2. The invention according to claim 1 wherein said fuel-resistant material comprises a strip of sufficient thickness to bear contiguously between facing said portions of said exterior cylinder wall and port runner cover, said strip having a length extending in the flow direction through said transfer passage and having a tapered width which increases toward the intake port end of said transfer passage.

3. A two cycle loop scavenged internal combustion engine comprising:

a piston reciprocal in a cylinder between a crankcase and a combustion chamber in a die cast cylinder block having a transfer passage between said crankcase and an intake port in said combustion chamber;

said transfer passage extending within said cylinder block along the exterior wall of said cylinder and having a die-receiving opening generally opposite said exterior cylinder wall to permit die casting of said cylinder block;

a die cast port runner cover received in said opening in said cylinder block and having a given configuration shaping said transfer passage and directing flow from said crankcase in a path curved outwardly away from said exterior cylinder wall and curving and funneling said transfer passage to a smaller lateral area toward said intake port to increase flow velocity thereat;

means in said transfer passage blocking flow contiguously along said exterior cylinder wall in said transfer passage which would otherwise short-circuit the flow through the remainder of said transfer passage in said path curved away from said exterior cylinder wall and funneled to said smaller area at said intake port, whereby to afford intake port flow in said combustion chamber in a direction determined by the non-short-circuited path in said transfer passage, and substantially eliminate direction-altering flow in said combustion chamber from said intake port otherwise due to said short-circuit path;

said blocking means in said transfer passage comprising fuel-resistant material trapped between and engaging portions of said exterior cylinder wall and said port runner cover proximate the intake port end of said transfer passage;

said opening in said cylinder block having an outer surface on said block lying in a y-z plane, the reciprocal movement of said piston being in the y-direction, said opening in said cylinder block extending inwardly in an x-direction into said block, where x, y and z directional axes are normal to each other, said opening being formed by sidewalls extending in the x-direction from said outer surface, one of said sidewalls extending inwardly to said exterior cylinder wall which then extends in an arc further inwardly in the x-direction and also in the z-direction;

said port runner cover has an outer portion at said outer surface of said opening in said cylinder block and has sidewalls extending into said opening in said x-direction adjacent said sidewalls of said opening in said cylinder block, and has an inner surface lying generally in a y-z plane at the innermost extent of said port runner cover sidewalls and has an oblique surface extending between said innermost surface and the port runner cover sidewall adjacent said one sidewall of said opening in said cylinder block, said fuel-resistant strip being disposed along said oblique surface.

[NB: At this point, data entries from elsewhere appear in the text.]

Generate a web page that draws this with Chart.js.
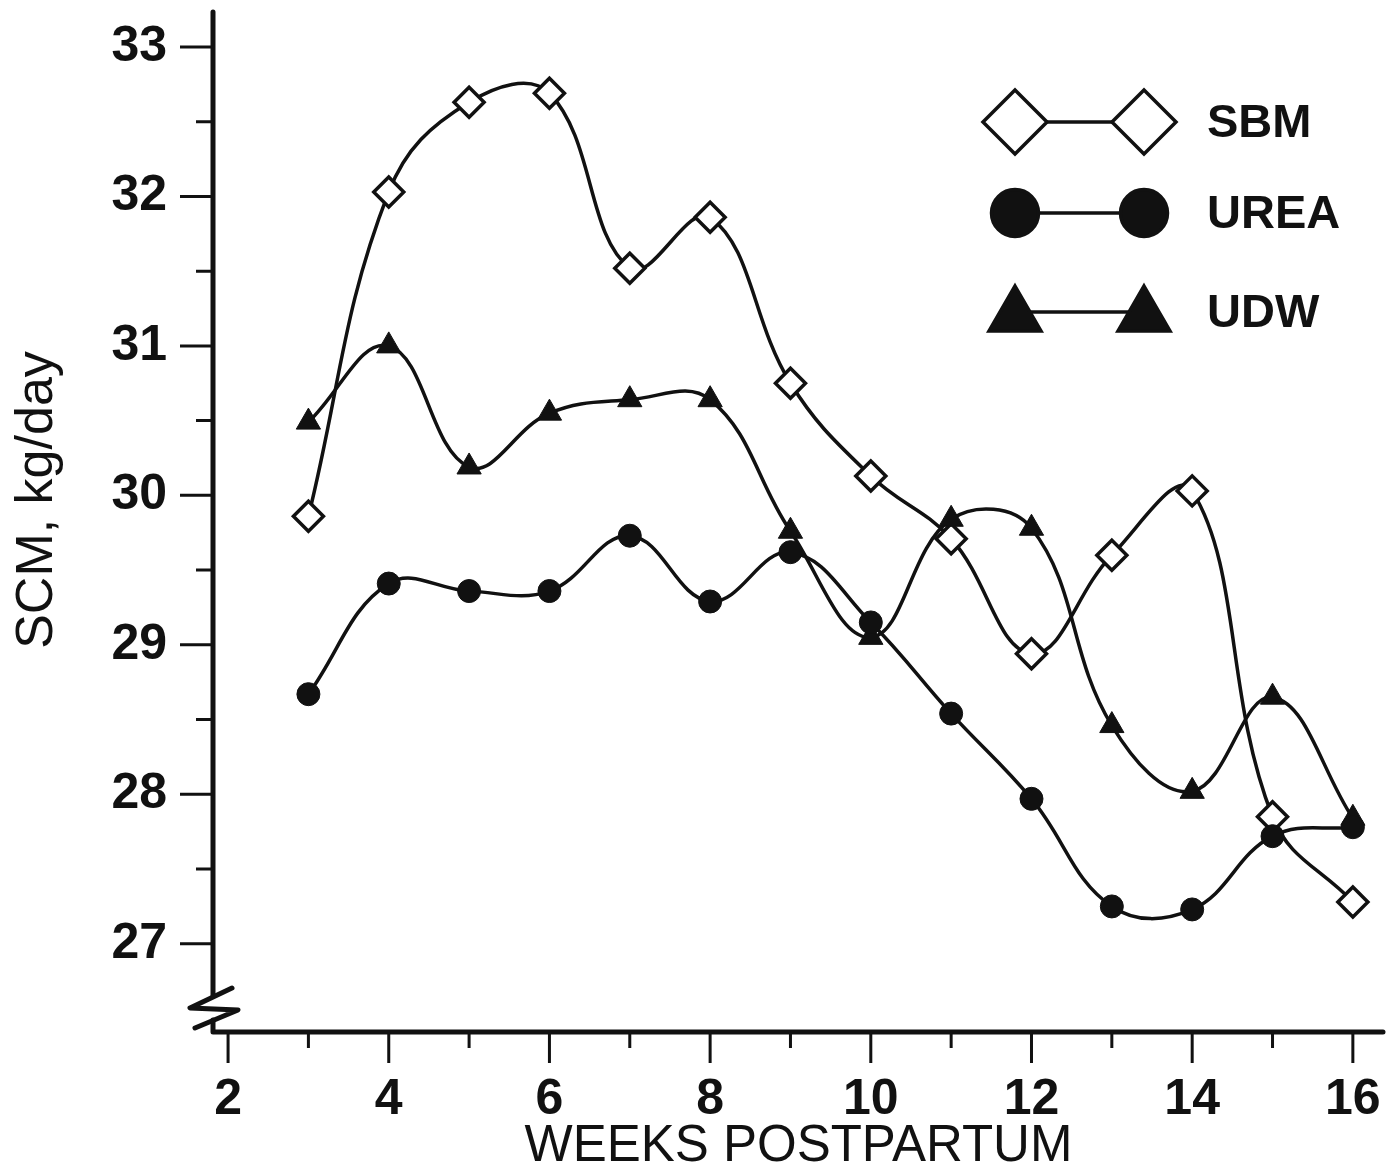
<!DOCTYPE html>
<html>
<head>
<meta charset="utf-8">
<title>SCM by weeks postpartum</title>
<script src="https://cdn.jsdelivr.net/npm/chart.js@4.4.1/dist/chart.umd.min.js"></script>
<style>
  html, body { margin: 0; padding: 0; background: #fff; }
  #wrap { width: 1388px; height: 1172px; position: relative; }
</style>
</head>
<body>
<div id="wrap"><canvas id="res"></canvas></div>
<script>
(function () {

    // values (SCM, kg/day)
    var weeks = [3, 4, 5, 6, 7, 8, 9, 10, 11, 12, 13, 14, 15, 16];
    var sbm  = [29.86, 32.03, 32.63, 32.69, 31.52, 31.86, 30.75, 30.13, 29.71, 28.94, 29.60, 30.03, 27.85, 27.28];
    var urea = [28.67, 29.41, 29.36, 29.36, 29.73, 29.29, 29.62, 29.15, 28.54, 27.97, 27.25, 27.23, 27.72, 27.78];
    var udw  = [30.49, 31.00, 30.19, 30.55, 30.64, 30.64, 29.76, 29.05, 29.84, 29.78, 28.46, 28.02, 28.65, 27.84];

    var xTicks = [2, 4, 6, 8, 10, 12, 14, 16];
    var yTicks = [27, 28, 29, 30, 31, 32, 33];

    var ink = '#111';
    var fam = '"Liberation Sans", Arial, Helvetica, sans-serif';

    function pts(vals) {
        return weeks.map(function (w, i) { return {x: w, y: vals[i]}; });
    }

    function marker(ctx, style, r, x, y, fill) {
        ctx.fillStyle = fill;
        ctx.strokeStyle = ink;
        ctx.lineWidth = 3.5;
        if (Chart.helpers && Chart.helpers.drawPoint) {
            Chart.helpers.drawPoint(ctx, {pointStyle: style, radius: r, rotation: 0, borderWidth: 3.5}, x, y);
            return;
        }
        ctx.beginPath();
        if (style === 'circle') ctx.arc(x, y, r, 0, Math.PI * 2);
        else if (style === 'rectRot') { ctx.moveTo(x, y - r); ctx.lineTo(x + r, y); ctx.lineTo(x, y + r); ctx.lineTo(x - r, y); ctx.closePath(); }
        else { ctx.moveTo(x, y - r); ctx.lineTo(x + r * 0.866, y + r / 2); ctx.lineTo(x - r * 0.866, y + r / 2); ctx.closePath(); }
        ctx.fill(); ctx.stroke();
    }

    // axis lines with the break, tick marks, y title and the legend
    var decor = {
        id: 'decor',
        afterDraw: function (chart) {
            var ctx = chart.ctx, a = chart.chartArea;
            var xs = chart.scales.x, ys = chart.scales.y;
            var x0 = a.left + 1, yb = a.bottom;

            ctx.save();
            ctx.strokeStyle = ink;
            ctx.lineCap = 'round';
            ctx.lineJoin = 'round';

            ctx.lineWidth = 5;
            ctx.beginPath();
            ctx.moveTo(x0, a.top + 2); ctx.lineTo(x0, yb - 36);
            ctx.moveTo(x0, yb - 12); ctx.lineTo(x0, yb);
            ctx.moveTo(x0, yb); ctx.lineTo(a.right - 2, yb);
            ctx.stroke();

            ctx.beginPath();
            ctx.moveTo(x0 + 19, yb - 44); ctx.lineTo(x0 - 23, yb - 24);
            ctx.lineTo(x0 + 25, yb - 22); ctx.lineTo(x0 - 18, yb - 4);
            ctx.stroke();

            ctx.lineWidth = 3;
            ctx.lineCap = 'butt';
            ctx.beginPath();
            yTicks.forEach(function (v, i) {
                var p = ys.getPixelForValue(v);
                ctx.moveTo(x0, p); ctx.lineTo(x0 - 33, p);
                if (i < yTicks.length - 1) {
                    var m = ys.getPixelForValue((v + yTicks[i + 1]) / 2);
                    ctx.moveTo(x0, m); ctx.lineTo(x0 - 17, m);
                }
            });
            xTicks.forEach(function (v, i) {
                var p = xs.getPixelForValue(v);
                ctx.moveTo(p, yb); ctx.lineTo(p, yb + 31);
                if (i < xTicks.length - 1) {
                    var m = xs.getPixelForValue((v + xTicks[i + 1]) / 2);
                    ctx.moveTo(m, yb); ctx.lineTo(m, yb + 16);
                }
            });
            ctx.stroke();

            ctx.fillStyle = ink;
            ctx.font = '52px ' + fam;
            ctx.textAlign = 'center';
            ctx.textBaseline = 'middle';
            ctx.translate(38, 500);
            ctx.rotate(-Math.PI / 2);
            ctx.fillText('SCM, kg/day', 0, 0);
            ctx.restore();

            // legend: marker — line — marker, label
            var rowY = [122, 213, 312];
            var legR = {rectRot: 32, circle: 23.5, triangle: 30};
            ctx.save();
            chart.data.datasets.forEach(function (ds, i) {
                var y = rowY[i];
                ctx.strokeStyle = ink;
                ctx.lineWidth = 3.5;
                ctx.beginPath();
                ctx.moveTo(1015, y); ctx.lineTo(1144, y);
                ctx.stroke();
                var dy = ds.pointStyle === 'triangle' ? 4 : 0;
                marker(ctx, ds.pointStyle, legR[ds.pointStyle], 1015, y + dy, ds.pointBackgroundColor);
                marker(ctx, ds.pointStyle, legR[ds.pointStyle], 1144, y + dy, ds.pointBackgroundColor);
                ctx.fillStyle = ink;
                ctx.font = 'bold 47px ' + fam;
                ctx.textAlign = 'left';
                ctx.textBaseline = 'middle';
                ctx.fillText(ds.label, 1207, y + 2);
            });
            ctx.restore();
        }
    };

    var ctx = document.getElementById('res').getContext('2d');

    var options = {
        type: 'line',
        data: {
            datasets: [{
                label: 'SBM',
                data: pts(sbm),
                order: 2,
                pointStyle: 'rectRot',
                pointRadius: 15,
                pointBackgroundColor: '#fff',
                pointBorderColor: ink,
                pointBorderWidth: 3.5
            }, {
                label: 'UREA',
                data: pts(urea),
                order: 0,
                pointStyle: 'circle',
                pointRadius: 11.5,
                pointBackgroundColor: ink,
                pointBorderColor: ink,
                pointBorderWidth: 1
            }, {
                label: 'UDW',
                data: pts(udw),
                order: 1,
                pointStyle: 'triangle',
                pointRadius: 14,
                pointBackgroundColor: ink,
                pointBorderColor: ink,
                pointBorderWidth: 1
            }]
        },
        options: {
            responsive: true,
            maintainAspectRatio: false,
            animation: false,
            events: [],
            layout: {autoPadding: false, padding: {top: 10, right: 3, left: 0, bottom: 0}},
            elements: {
                line: {borderColor: ink, borderWidth: 3.5, tension: 0.4, fill: false},
                point: {hoverRadius: 0}
            },
            datasets: {line: {clip: false}},
            plugins: {
                legend: {display: false},
                tooltip: {enabled: false}
            },
            scales: {
                x: {
                    type: 'linear',
                    min: 1.8,
                    max: 16.4,
                    grid: {display: false},
                    border: {display: false},
                    afterBuildTicks: function (s) { s.ticks = xTicks.map(function (v) { return {value: v}; }); },
                    afterFit: function (s) { s.height = 140; s.paddingLeft = 0; s.paddingRight = 0; },
                    ticks: {
                        color: ink, padding: 30, maxRotation: 0, autoSkip: false,
                        font: {family: fam, size: 50, weight: 'bold'}
                    },
                    title: {
                        display: true, text: 'WEEKS POSTPARTUM', color: ink,
                        font: {family: fam, size: 51, lineHeight: 1},
                        padding: {top: 0, bottom: 0}
                    }
                },
                y: {
                    type: 'linear',
                    min: 26.41,
                    max: 33.247,
                    grid: {display: false},
                    border: {display: false},
                    afterBuildTicks: function (s) { s.ticks = yTicks.map(function (v) { return {value: v}; }); },
                    afterFit: function (s) { s.width = 212; s.paddingTop = 0; s.paddingBottom = 0; },
                    ticks: {
                        color: ink, padding: 37, autoSkip: false,
                        font: {family: fam, size: 50, weight: 'bold'}
                    }
                }
            }
        },
        plugins: [decor]
    };

    var myChart = new Chart(ctx, options);

})();
</script>
</body>
</html>
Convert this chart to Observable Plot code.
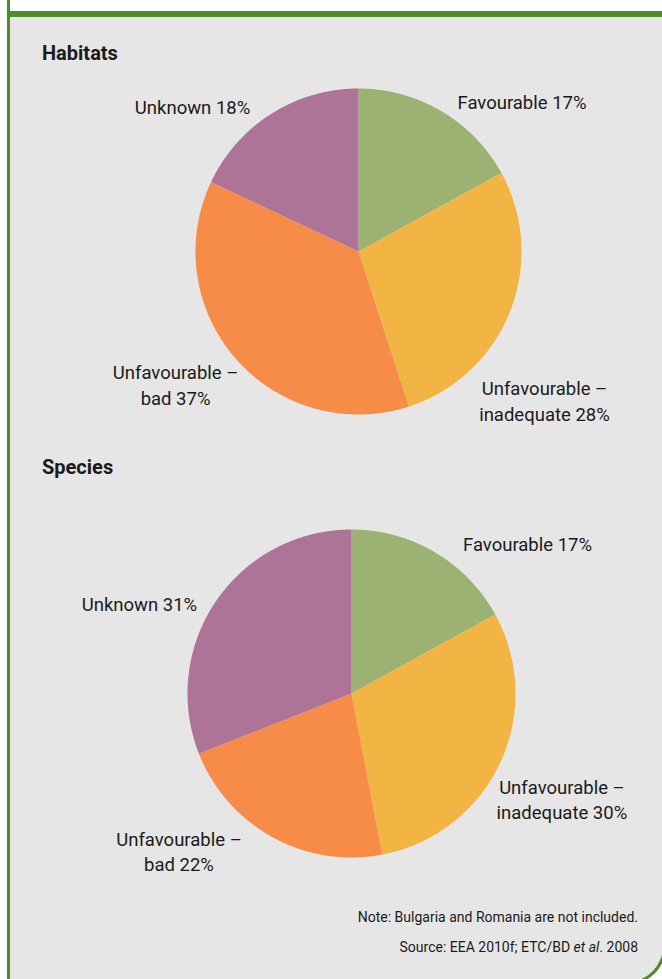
<!DOCTYPE html>
<html>
<head>
<meta charset="utf-8">
<script src="https://cdn.jsdelivr.net/npm/d3@7"></script>
<script src="https://cdn.jsdelivr.net/npm/@observablehq/plot@0.6"></script>
<style>
  html, body { margin: 0; padding: 0; background: #ffffff; overflow: hidden; }
  .page { width: 662px; height: 979px; overflow: hidden; position: relative; font-family: Roboto, "Noto Sans", sans-serif; color: #1a1a1a; background: #ffffff; }
  .stub { position: absolute; left: 7px; top: 0; width: 3px; height: 12px; background: #4f8a2b; }
  .frame { position: absolute; left: 7px; top: 11px; width: 659px; height: 974px; box-sizing: border-box;
           border-top: 6px solid #4f8a2b; border-left: 3px solid #4f8a2b;
           border-bottom-right-radius: 39px; background: #e6e6e6; }
  .corner { position: absolute; left: 627px; top: 946px; width: 39px; height: 39px; box-sizing: border-box;
            border-right: 3px solid #4f8a2b; border-bottom: 3px solid #4f8a2b; border-bottom-right-radius: 39px; }
  .heading { position: absolute; left: 42px; font-weight: bold; font-size: 20px; line-height: 20px; }
  .note { position: absolute; right: 24px; font-size: 14px; line-height: 14px; text-align: right; }
  .chart { position: absolute; left: 0; }
</style>
</head>
<body>
<div class="page">
<div class="stub"></div>
<div class="frame"></div>
<div class="corner"></div>
<div class="heading" style="top:43px">Habitats</div>
<div class="heading" style="top:457px">Species</div>
<div id="hab" class="chart" style="top:70px"></div>
<div id="spe" class="chart" style="top:480px"></div>
<div class="note" style="top:910px">Note: Bulgaria and Romania are not included.</div>
<div class="note" style="top:940px">Source: EEA 2010f; ETC/BD <i>et al</i>. 2008</div>
</div>
<script>
// ---- data ----
const categories = ["Favourable", "Unfavourable – inadequate", "Unfavourable – bad", "Unknown"];
const habitatsPct = [17, 28, 37, 18];
const speciesPct = [17, 30, 22, 31];

// ---- styles / layout ----
const sliceColors = ["#9bb273", "#f2b443", "#f78c48", "#ad7498"];
const habLayout = {W: 662, H: 370, cx: 358, cy: 181, R: 163,
  nudge: [[80.5, -10.7], [34.4, 88.5], [-60.7, 24.7], [-78.6, -8.4]]};
const speLayout = {W: 662, H: 410, cx: 351, cy: 213, R: 164,
  nudge: [[92.5, -9.8], [62, 35], [-93.5, 13.3], [-76.4, 1.2]]};

function pieChart(values, layout) {
  const total = d3.sum(values);
  const wedges = [];
  const labels = [];
  let acc = 0;
  values.forEach((v, i) => {
    const a0 = acc / total * 2 * Math.PI;
    acc += v;
    const a1 = acc / total * 2 * Math.PI;
    const n = Math.max(2, Math.ceil((a1 - a0) / (Math.PI / 360)));
    wedges.push({k: i, x: 0, y: 0});
    for (let j = 0; j <= n; j++) {
      const a = a0 + (a1 - a0) * j / n;
      wedges.push({k: i, x: Math.sin(a), y: Math.cos(a)});
    }
    wedges.push({k: i, x: 0, y: 0});
    const m = (a0 + a1) / 2;
    const [ndx, ndy] = layout.nudge[i];
    labels.push({
      text: categories[i].replace(" – ", " –\n") + " " + v + "%",
      x: Math.sin(m) + ndx / layout.R,
      y: Math.cos(m) - ndy / layout.R
    });
  });
  const {W, H, cx, cy, R} = layout;
  return Plot.plot({
    width: W, height: H,
    margin: 0,
    style: {background: "transparent", fontFamily: "Roboto, 'Noto Sans', sans-serif", color: "#1a1a1a"},
    x: {domain: [-cx / R, (W - cx) / R], axis: null},
    y: {domain: [-(H - cy) / R, cy / R], axis: null},
    color: {type: "identity"},
    marks: [
      Plot.line(wedges, {x: "x", y: "y", z: "k", fill: d => sliceColors[d.k], stroke: "none", curve: "linear"}),
      Plot.text(labels, {x: "x", y: "y", text: "text", fontSize: 18.5, lineHeight: 1.36, textAnchor: "middle", fill: "#1a1a1a"})
    ]
  });
}

document.getElementById("hab").appendChild(pieChart(habitatsPct, habLayout));
document.getElementById("spe").appendChild(pieChart(speciesPct, speLayout));
</script>
</body>
</html>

4. The invention according to claim 3 wherein said oblique surface has retention means for holding said strip.

5. The invention according to claim 3 wheren said fuel-resistant material comprises a strip of sufficient thickness to bear contiguously between facing said portions of said exterior cylinder wall and said port runner cover, said strip having a length extending in the flow direction through said transfer passage and having a tapered width which increases toward the intake port end of said transfer passage.

6. The invention according to claim 3 wherein said fuel-resistant strip also extends along said last mentioned port runner cover sidewall adjacent said one sidewall of said opening in said cylinder block to prevent puddling of fuel.

7. The invention according to claim 6 wherein said fuel-resistant strip comprises an integral one-piece member and further extends along at least a portion of the port runner sidewall which meets said last mentioned port runner sidewall at the crankcase end of said transfer passage.